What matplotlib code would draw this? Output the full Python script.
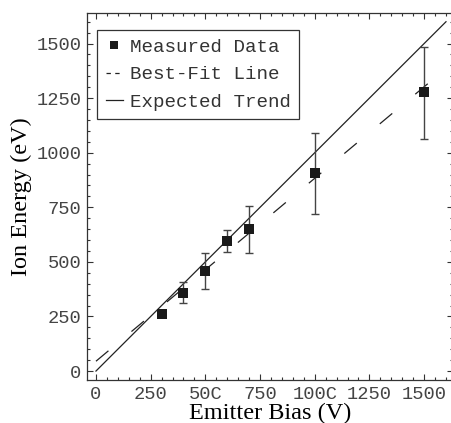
import matplotlib
matplotlib.use("Agg")
import matplotlib.pyplot as plt
import numpy as np
from matplotlib.ticker import MultipleLocator
from matplotlib.lines import Line2D

bias = [300, 400, 500, 600, 700, 1000, 1500]
energy = [261, 359, 460, 596, 649, 906, 1276]
err_low = [261, 313, 377, 543, 542, 720, 1063]
err_high = [261, 406, 539, 646, 756, 1092, 1486]

fit_slope = 0.838
fit_intercept = 45
line_x = [0, 1600]

xticks = [0, 250, 500, 750, 1000, 1250, 1500]
xticklabels = ["0", "250", "50C", "750", "100C", "1250", "1500"]
yticks = [0, 250, 500, 750, 1000, 1250, 1500]

mono = "Liberation Mono"
serif = "Liberation Serif"

fig = plt.figure(figsize=(4.52, 4.23), dpi=100)
ax = fig.add_axes([87/452, 43/423, 366/452, 367/423])

lw = 0.9
ax.plot(line_x, [fit_intercept + fit_slope*v for v in line_x], color="#222222",
        lw=lw, linestyle=(0, (13, 24)))
ax.plot(line_x, line_x, color="#222222", lw=lw)

yerr = [np.array(energy) - np.array(err_low), np.array(err_high) - np.array(energy)]
ax.errorbar(bias, energy, yerr=yerr, fmt="none", ecolor="#444444", elinewidth=1.0,
            capsize=3, capthick=1.0)
ax.plot(bias, energy, "s", color="#1a1a1a", markersize=6.5, markeredgewidth=0)

ax.set_xlim(-41, 1632)
ax.set_ylim(-41, 1640)
ax.set_xticks(xticks)
ax.set_xticklabels(xticklabels)
ax.set_yticks(yticks)
ax.xaxis.set_minor_locator(MultipleLocator(50))
ax.yaxis.set_minor_locator(MultipleLocator(50))
ax.tick_params(which="both", direction="in", top=True, right=True, color="#333333", width=0.8)
ax.tick_params(which="major", length=4.5, pad=4, labelsize=13.5, labelcolor="#444444")
ax.tick_params(which="minor", length=2.2)
for lab in ax.get_xticklabels() + ax.get_yticklabels():
    lab.set_fontfamily(mono)
for s in ax.spines.values():
    s.set_linewidth(0.9)
    s.set_color("#333333")

ax.set_xlabel("Emitter Bias (V)", fontfamily=serif, fontsize=17.5, labelpad=0)
ax.set_ylabel("Ion Energy (eV)", fontfamily=serif, fontsize=17.5, labelpad=3)

handles = [
    Line2D([], [], marker="s", color="#1a1a1a", linestyle="none", markersize=6, markeredgewidth=0),
    Line2D([], [], color="#222222", lw=lw, linestyle=(0, (3.5, 3.5))),
    Line2D([], [], color="#222222", lw=lw),
]
labels = ["Measured Data", "Best-Fit Line", "Expected Trend"]
leg = ax.legend(handles, labels, loc="upper left", bbox_to_anchor=(10/366, 1 - 17/367),
                prop={"family": mono, "size": 13.8}, frameon=True, fancybox=False,
                edgecolor="#333333", framealpha=1, handlelength=0.9, handletextpad=0.35,
                borderpad=0.45, labelspacing=0.52, borderaxespad=0)
leg.get_frame().set_linewidth(0.9)
for t in leg.get_texts():
    t.set_color("#333333")

fig.savefig("out.png", dpi=100)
....
Give back the whole listing as it stands, minus its pictures.

» **Task response**
What matplotlib code would draw this? Output the full Python script.
import matplotlib
matplotlib.use("Agg")
import matplotlib.pyplot as plt
import numpy as np
from matplotlib.ticker import MultipleLocator
from matplotlib.lines import Line2D

bias = [300, 400, 500, 600, 700, 1000, 1500]
energy = [261, 359, 460, 596, 649, 906, 1276]
err_low = [261, 313, 377, 543, 542, 720, 1063]
err_high = [261, 406, 539, 646, 756, 1092, 1486]

fit_slope = 0.838
fit_intercept = 45
line_x = [0, 1600]

xticks = [0, 250, 500, 750, 1000, 1250, 1500]
xticklabels = ["0", "250", "50C", "750", "100C", "1250", "1500"]
yticks = [0, 250, 500, 750, 1000, 1250, 1500]

mono = "Liberation Mono"
serif = "Liberation Serif"

fig = plt.figure(figsize=(4.52, 4.23), dpi=100)
ax = fig.add_axes([87/452, 43/423, 366/452, 367/423])

lw = 0.9
ax.plot(line_x, [fit_intercept + fit_slope*v for v in line_x], color="#222222",
        lw=lw, linestyle=(0, (13, 24)))
ax.plot(line_x, line_x, color="#222222", lw=lw)

yerr = [np.array(energy) - np.array(err_low), np.array(err_high) - np.array(energy)]
ax.errorbar(bias, energy, yerr=yerr, fmt="none", ecolor="#444444", elinewidth=1.0,
            capsize=3, capthick=1.0)
ax.plot(bias, energy, "s", color="#1a1a1a", markersize=6.5, markeredgewidth=0)

ax.set_xlim(-41, 1632)
ax.set_ylim(-41, 1640)
ax.set_xticks(xticks)
ax.set_xticklabels(xticklabels)
ax.set_yticks(yticks)
ax.xaxis.set_minor_locator(MultipleLocator(50))
ax.yaxis.set_minor_locator(MultipleLocator(50))
ax.tick_params(which="both", direction="in", top=True, right=True, color="#333333", width=0.8)
ax.tick_params(which="major", length=4.5, pad=4, labelsize=13.5, labelcolor="#444444")
ax.tick_params(which="minor", length=2.2)
for lab in ax.get_xticklabels() + ax.get_yticklabels():
    lab.set_fontfamily(mono)
for s in ax.spines.values():
    s.set_linewidth(0.9)
    s.set_color("#333333")

ax.set_xlabel("Emitter Bias (V)", fontfamily=serif, fontsize=17.5, labelpad=0)
ax.set_ylabel("Ion Energy (eV)", fontfamily=serif, fontsize=17.5, labelpad=3)

handles = [
    Line2D([], [], marker="s", color="#1a1a1a", linestyle="none", markersize=6, markeredgewidth=0),
    Line2D([], [], color="#222222", lw=lw, linestyle=(0, (3.5, 3.5))),
    Line2D([], [], color="#222222", lw=lw),
]
labels = ["Measured Data", "Best-Fit Line", "Expected Trend"]
leg = ax.legend(handles, labels, loc="upper left", bbox_to_anchor=(10/366, 1 - 17/367),
                prop={"family": mono, "size": 13.8}, frameon=True, fancybox=False,
                edgecolor="#333333", framealpha=1, handlelength=0.9, handletextpad=0.35,
                borderpad=0.45, labelspacing=0.52, borderaxespad=0)
leg.get_frame().set_linewidth(0.9)
for t in leg.get_texts():
    t.set_color("#333333")

fig.savefig("out.png", dpi=100)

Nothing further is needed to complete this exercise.